What's in store for bin Laden's hideout?

While hundreds of reporters, curious neighbors continue to gather around estate that housed world's most notorious terrorist, Pakistani officials mull mansion's fate. Police want place demolished in fear it might become place of worship, target for acts of vengeance; local authority opts for new tourist attraction to help boost Abbottabad economy

After the dramatic assassination of arch-terrorist Osama bin Laden on Monday, Pakistan is left to decide the fate of the al-Qaeda leader's lavish hideout.

 

According to a report published by Wall Street Journal on Saturday, the Pakistani government is weighing two options – to demolish the Abbottabad estate or transform it into a tourist destination, akin to Hitler's bunker in Berlin, which was opened to the public in 2006.

 

The house that sheltered the notorious terrorist has already become a local attraction, with hundreds of curious neighbors and reporters gathering daily around the gated mansion and on nearby rooftops.

 

After the American raid, local police sealed the area and stationed a security force at the entrance to the property.

 

A local government official proposed to turn the estate into a tourist site, claiming it would boost the city's economy.

 

Police officer stationed outside mansion. (Photo: Tsur Shezaf)

 

"One thing we're hoping is that more tourists will come to visit now," said Mohammed Azfar Nisar, Abbottabad's assistant coordination officer. "They are already there. In fact, even if we don't make it into a museum, people will still come. This could be a blessing in disguise for us," he told the Wall Street Journal.

 

Meanwhile, a local police official said he preferred that the place be demolished as soon as possible, expressing concern that it might become a place of worship, or that reporters and tourists visiting the site might be targeted in an act of vengeance for bin Laden's death.

 

Tourist attraction?
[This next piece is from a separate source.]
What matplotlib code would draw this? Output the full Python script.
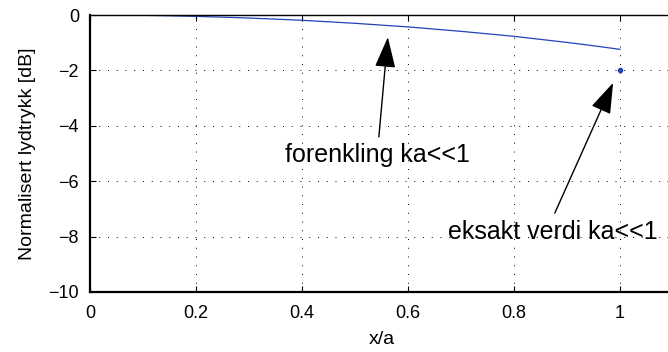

Bin Laden's hideout in Abbottabad (Photo: Tsur Shezaf)

 

"I would not want it to be something like a museum or a shrine," said the police official. "The thing should go away—he (bin Laden) has created enough of a problem already," he was quoted as saying.

 

A source in Washington told the newspaper that the house is owned by a Kuwaiti-born Pakistani national that worked as bin Laden's courier and was shot to death during the Monday raid.

 

According to the Wall Street Journal, the property was purchased in 2004-2005 from four different owners by the same person, who identified himself as Mohammed Arshad Waled Niqab Khan and paid approximately $50,000 for the land.

 

American authorities added that the name of the purchaser appears on documents in the local authorities and match the alias used by bin Laden's courier.

 

US officials estimated the property's value at some $1 million, however local real-estate agents claimed the house can be sold for up to $300,000.